On the island of Contrast, both knights and liars live. Knights always tell the truth, liars always lie. Some residents said that the island has an even number of knights, and the rest said that the island has an odd number of liars. Can the number of inhabitants of the island be odd?
In Mongolia there are in circulation coins of 3 and 5 tugriks. An entrance ticket to the central park costs 4 tugriks. One day before the opening of the park, a line of 200 visitors queued up in front of the ticket booth. Each of them, as well as the cashier, has exactly 22 tugriks. Prove that all of the visitors will be able to buy a ticket in the order of the queue.
There is a rectangular table. Two players start in turn to place on it one pound coin each, so that these coins do not overlap one another. The player who cannot make a move loses. Who will win with the correct strategy?
a) Two players play in the following game: on the table there are 7 two pound coins and 7 one pound coins. In a turn it is allowed to take coins worth no more than three pounds. The one who takes the last coin wins. Who will win with the correct strategy?
b) The same question, if there are 12 one pound and 12 two pound coins.
On Easter Island, people ask each other questions, to which only “yes” or “no” can be answered.
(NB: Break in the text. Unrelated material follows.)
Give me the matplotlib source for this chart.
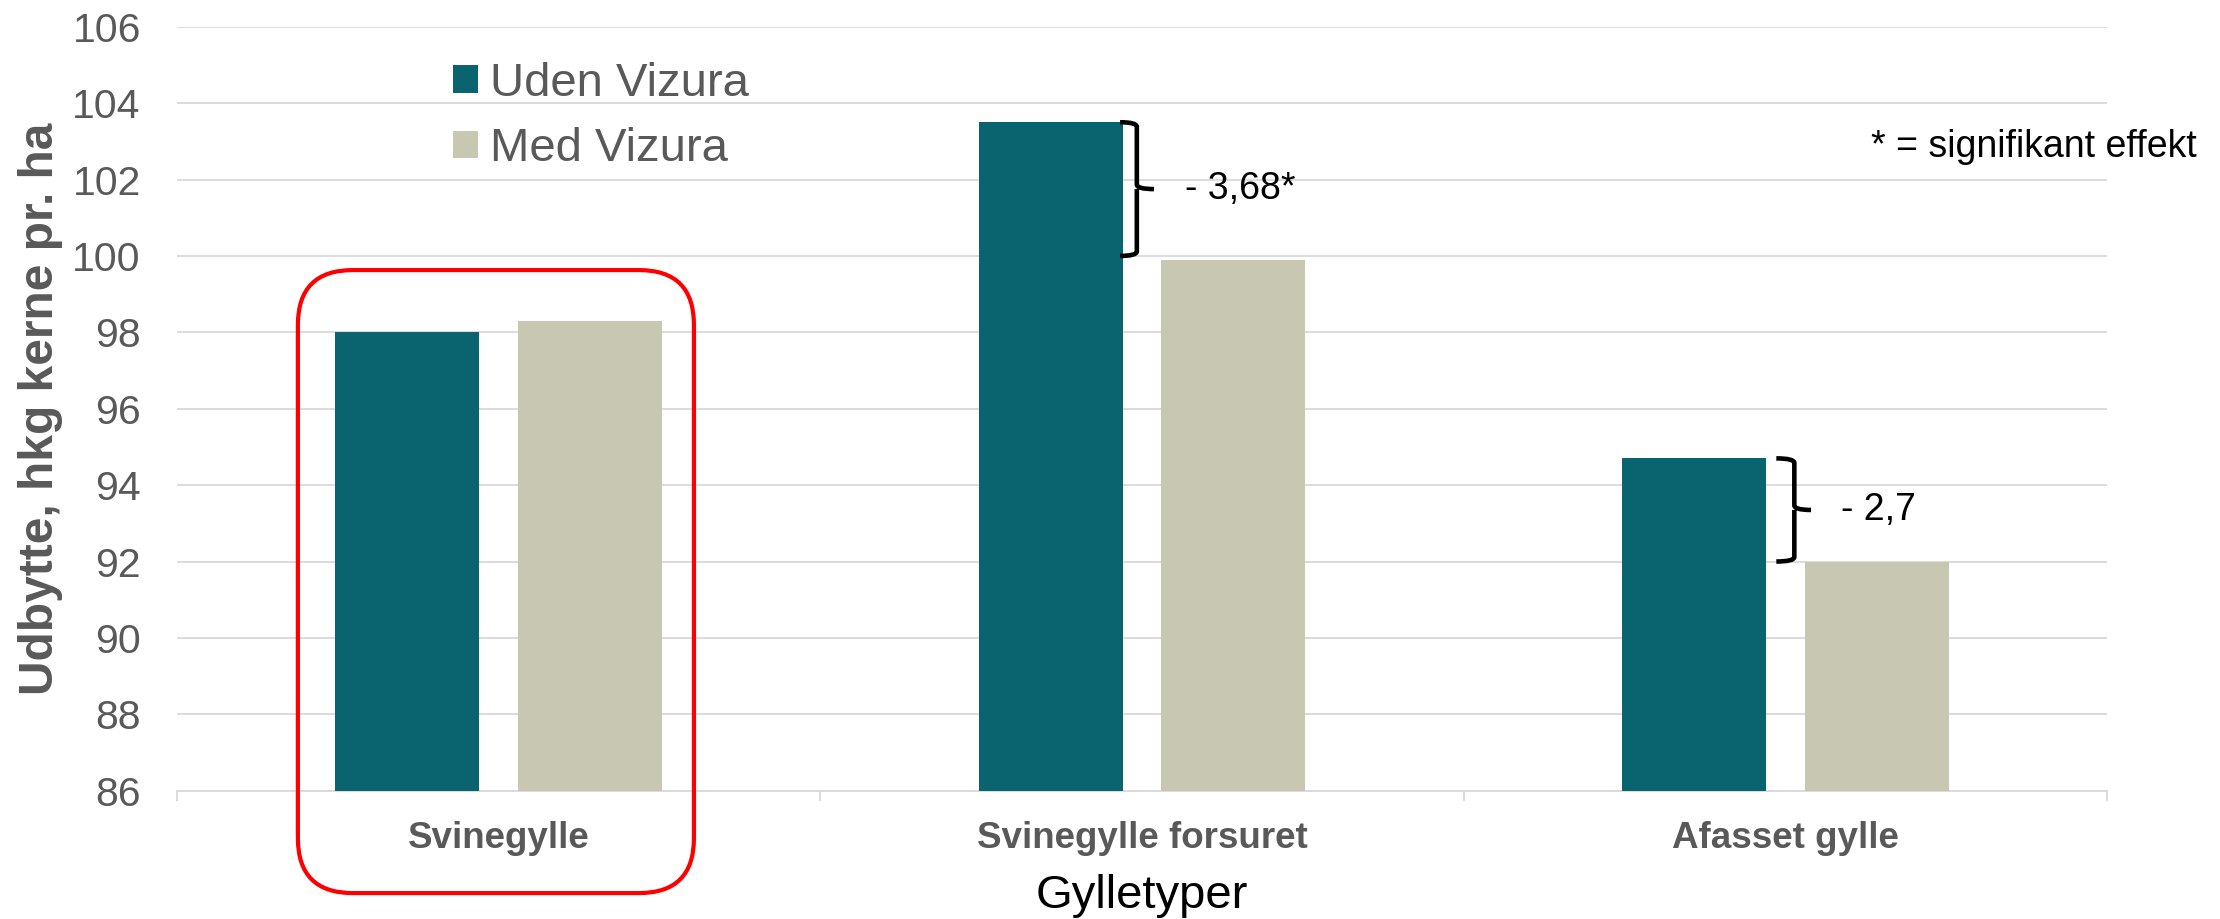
import matplotlib
matplotlib.use("Agg")
import matplotlib.pyplot as plt
from matplotlib.patches import FancyBboxPatch
from matplotlib.path import Path
from matplotlib.patches import PathPatch
import numpy as np

plt.rcParams['font.family'] = ['Liberation Sans', 'DejaVu Sans']

categories = ["Svinegylle", "Svinegylle forsuret", "Afasset gylle"]
series_names = ["Uden Vizura", "Med Vizura"]
uden = [98.0, 103.5, 94.7]
med = [98.3, 99.9, 92.0]
diff_labels = [None, "- 3,68*", "- 2,7"]
yticks = list(range(86, 107, 2))

TEAL = "#0A6470"
BEIGE = "#C8C7B2"
GRAY = "#595959"
GRID = "#D9D9D9"

fig = plt.figure(figsize=(22.2, 9.19), dpi=100)
ax = fig.add_axes([0.0797, 0.1396, 0.8694, 0.8313])

x = np.arange(len(categories))
bw = 0.224
off = 0.142
ax.bar(x - off, uden, bw, color=TEAL, label=series_names[0], zorder=3)
ax.bar(x + off, med, bw, color=BEIGE, label=series_names[1], zorder=3)

ax.set_ylim(86, 106)
ax.set_xlim(-0.5, len(categories) - 0.5)
ax.set_yticks(yticks)
ax.set_yticklabels([str(t) for t in yticks], fontsize=29.5, color=GRAY)
ax.tick_params(axis='y', length=0, pad=26)
ax.yaxis.grid(True, color=GRID, linewidth=1.3, zorder=0)
ax.set_axisbelow(True)

# category ticks: major at boundaries (marks), minor at centers (labels)
ax.set_xticks(np.arange(-0.5, len(categories), 1.0))
ax.set_xticklabels([])
ax.tick_params(axis='x', which='major', length=7.5, width=1.3, color=GRID)
ax.set_xticks(x, minor=True)
ax.set_xticklabels(categories, minor=True, fontsize=26.5, fontweight='bold', color=GRAY)
ax.tick_params(axis='x', which='minor', length=0, pad=22)

for s in ['top', 'right', 'left']:
    ax.spines[s].set_visible(False)
ax.spines['bottom'].set_color(GRID)
ax.spines['bottom'].set_linewidth(1.3)

ax.set_ylabel("Udbytte, hkg kerne pr. ha", fontsize=34.5, fontweight='bold', color=GRAY)
ax.yaxis.set_label_coords(-0.059, 0.5)
ax.text(0.5, -0.1535, "Gylletyper", transform=ax.transAxes, ha='center', va='baseline',
        fontsize=34, color='black')

leg = ax.legend(loc='upper left', bbox_to_anchor=(453 / 2220, 1 - 62 / 919),
                bbox_transform=fig.transFigure, frameon=False, fontsize=34,
                handlelength=0.53, handleheight=0.52, handletextpad=0.25,
                labelspacing=0.45, borderpad=0, borderaxespad=0)
for t in leg.get_texts():
    t.set_color(GRAY)

# braces with difference labels (offsets relative to category centre)
brace_specs = {1: (-0.034, -0.008, 0.0187, 0.067, 0.1),
               2: (-0.014, 0.014, 0.040, 0.087, 0.0)}
for i, lab in enumerate(diff_labels):
    if lab is None:
        continue
    x0r, x1r, x2r, xtr, lift = brace_specs[i]
    top = uden[i]
    bot = med[i] + lift
    mid = (top + bot) / 2
    xc = x[i]
    x0, x1, x2, xt = xc + x0r, xc + x1r, xc + x2r, xc + xtr
    r = 0.12
    verts = [(x0, top), (x1, top), (x1, top - r),
             (x1, mid + r), (x1, mid), (x2, mid),
             (x1, mid), (x1, mid - r),
             (x1, bot + r), (x1, bot), (x0, bot)]
    codes = [Path.MOVETO, Path.CURVE3, Path.CURVE3,
             Path.LINETO, Path.CURVE3, Path.CURVE3,
             Path.MOVETO, Path.LINETO,
             Path.LINETO, Path.CURVE3, Path.CURVE3]
    pp = PathPatch(Path(verts, codes), facecolor='none', edgecolor='black',
                   linewidth=3.3, capstyle='butt', joinstyle='round', zorder=4)
    ax.add_patch(pp)
    ax.text(xt, mid, lab, fontsize=27, color='black', ha='left', va='center')

fig.text(2197 / 2220, 1 - 147 / 919, "* = signifikant effekt", fontsize=27,
         color='black', ha='right', va='center')

# red rounded highlight box around first category
bx0, bx1 = x[0] - 0.312, x[0] + 0.3036
by0, by1 = 83.32, 99.63
box = FancyBboxPatch((bx0, by0), bx1 - bx0, by1 - by0,
                     boxstyle="round,pad=0,rounding_size=0.0855",
                     mutation_aspect=16.8, facecolor='none', edgecolor='#FF0000',
                     linewidth=3.0, clip_on=False, zorder=5)
ax.add_patch(box)

fig.savefig("out.png", dpi=100)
In this case, each of them belongs exactly to one of the tribes either A or B. People from tribe A ask only those questions to which the correct answer is “yes”, and from tribe B – those questions to which the correct answer is “no.” In one house lived a couple Ethan and Violet Russell. When Inspector Krugg approached the house, the owner met him on the doorstep with the words: “Tell me, do Violet and I belong to tribe B?”. The inspector thought and gave the right answer. What was the right answer?
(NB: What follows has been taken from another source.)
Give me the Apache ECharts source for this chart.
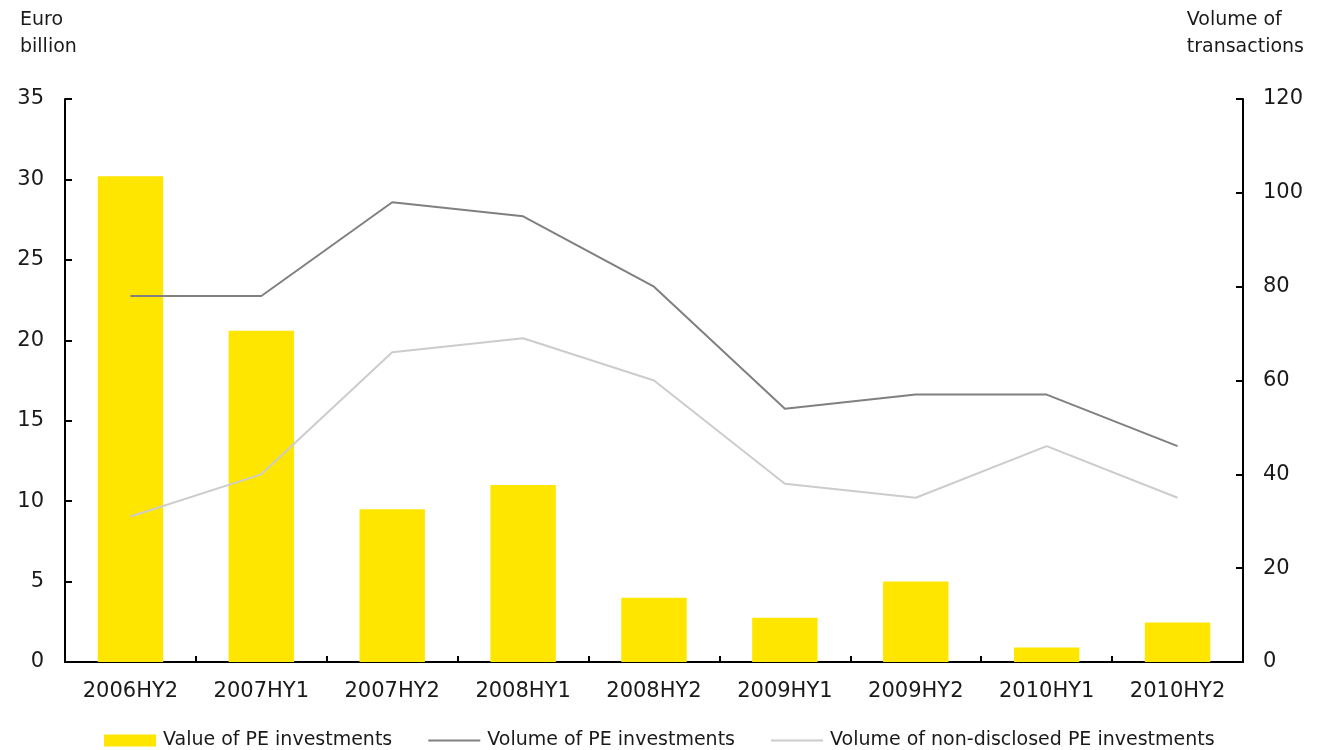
<!DOCTYPE html>
<html>
<head>
<meta charset="utf-8">
<script src="https://cdn.jsdelivr.net/npm/echarts@6/dist/echarts.min.js"></script>
<style>
  html, body { margin: 0; padding: 0; background: #fff; }
  #chart { width: 1324px; height: 750px; }
</style>
</head>
<body>
<div id="chart"></div>
<script>
// Half-year periods
const periods = ['2006HY2', '2007HY1', '2007HY2', '2008HY1', '2008HY2', '2009HY1', '2009HY2', '2010HY1', '2010HY2'];
// Value of PE investments, euro billion
const peValue = [30.2, 20.6, 9.5, 11.0, 4.0, 2.75, 5.0, 0.9, 2.45];
// Number of PE transactions
const peVolume = [78, 78, 98, 95, 80, 54, 57, 57, 46];
// Number of PE transactions with undisclosed value
const peVolumeUndisclosed = [31, 40, 66, 69, 60, 38, 35, 46, 35];

const FONT = 'DejaVu Sans';
const FS = 21;
const FS_SMALL = 19;
const TXT = '#1a1a1a';
const LINE_ICON = 'path://M0 0H52V2H0Z';

const chart = echarts.init(document.getElementById('chart'));
chart.setOption({
  animation: false,
  textStyle: { fontFamily: FONT, color: TXT },
  grid: { left: 65, right: 81, top: 99, bottom: 88 },
  legend: {
    top: 731,
    left: 104,
    padding: 0,
    itemWidth: 52,
    itemHeight: 12,
    itemGap: 36,
    symbolKeepAspect: true,
    textStyle: { fontFamily: FONT, fontSize: FS_SMALL, color: TXT, padding: [0, 0, 0, 2] },
    data: [
      { name: 'Value of PE investments', icon: 'rect' },
      { name: 'Volume of PE investments', icon: LINE_ICON },
      { name: 'Volume of non-disclosed PE investments', icon: LINE_ICON }
    ]
  },
  graphic: [
    { type: 'text', left: 20, top: 7, style: { text: 'Euro\nbillion', font: FS_SMALL + 'px "' + FONT + '"', fill: TXT, lineHeight: 27 } },
    { type: 'text', right: 20, top: 7, style: { text: 'Volume of\ntransactions', font: FS_SMALL + 'px "' + FONT + '"', fill: TXT, lineHeight: 27, align: 'right' } }
  ],
  xAxis: {
    type: 'category',
    data: periods,
    axisLine: { lineStyle: { color: '#000', width: 2 } },
    axisTick: { show: true, inside: true, length: 6, alignWithLabel: false, lineStyle: { color: '#000', width: 2 } },
    axisLabel: { fontFamily: FONT, fontSize: FS, color: TXT, margin: 19 }
  },
  yAxis: [
    {
      type: 'value', min: 0, max: 35, interval: 5,
      axisLine: { show: true, lineStyle: { color: '#000', width: 2 } },
      axisTick: { show: true, inside: true, length: 7, lineStyle: { color: '#000', width: 2 } },
      splitLine: { show: false },
      axisLabel: { fontFamily: FONT, fontSize: FS, color: TXT, margin: 21 }
    },
    {
      type: 'value', min: 0, max: 120, interval: 20,
      axisLine: { show: true, lineStyle: { color: '#000', width: 2 } },
      axisTick: { show: true, inside: true, length: 7, lineStyle: { color: '#000', width: 2 } },
      splitLine: { show: false },
      axisLabel: { fontFamily: FONT, fontSize: FS, color: TXT, margin: 20 }
    }
  ],
  series: [
    {
      name: 'Value of PE investments',
      type: 'bar',
      yAxisIndex: 0,
      data: peValue,
      barWidth: '50%',
      itemStyle: { color: '#ffe600' }
    },
    {
      name: 'Volume of PE investments',
      type: 'line',
      yAxisIndex: 1,
      data: peVolume,
      symbol: 'none',
      lineStyle: { color: '#808080', width: 2 },
      itemStyle: { color: '#808080' }
    },
    {
      name: 'Volume of non-disclosed PE investments',
      type: 'line',
      yAxisIndex: 1,
      data: peVolumeUndisclosed,
      symbol: 'none',
      lineStyle: { color: '#cccccc', width: 2 },
      itemStyle: { color: '#cccccc' }
    }
  ]
});
</script>
</body>
</html>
In a burrow there is a family of 24 mice. Every night exactly four of them are sent to the warehouse for cheese.
Could it occur that at some point in time each mouse went to the warehouse with every other mouse exactly one time?
Find all functions \(f (x)\) such that \(f (2x + 1) = 4x^2 + 14x + 7\).
The grasshopper jumps on the interval \([0,1]\). On one jump, he can get from the point \(x\) either to the point \(x/3^{1/2}\), or to the point \(x/3^{1/2} + (1- (1/3^{1/2}))\). On the interval \([0,1]\) the point \(a\) is chosen.
Prove that starting from any point, the grasshopper can be, after a few jumps, at a distance less than \(1/100\) from point \(a\).
All of the sweets of different sorts in stock are arranged in \(n\) boxes, for which prices are set at \(1, 2, \dots , n\), respectively. It is required to buy such \(k\) of these boxes of the least total value, which contain at least \(k/n\) of the mass of all of the sweets. It is known that the mass of sweets in each box does not exceed the mass of sweets in any more expensive box.
a) What boxes should I buy when \(n = 10\) and \(k = 3\)?
b) The same question for arbitrary natural numbers \(n \geq k\).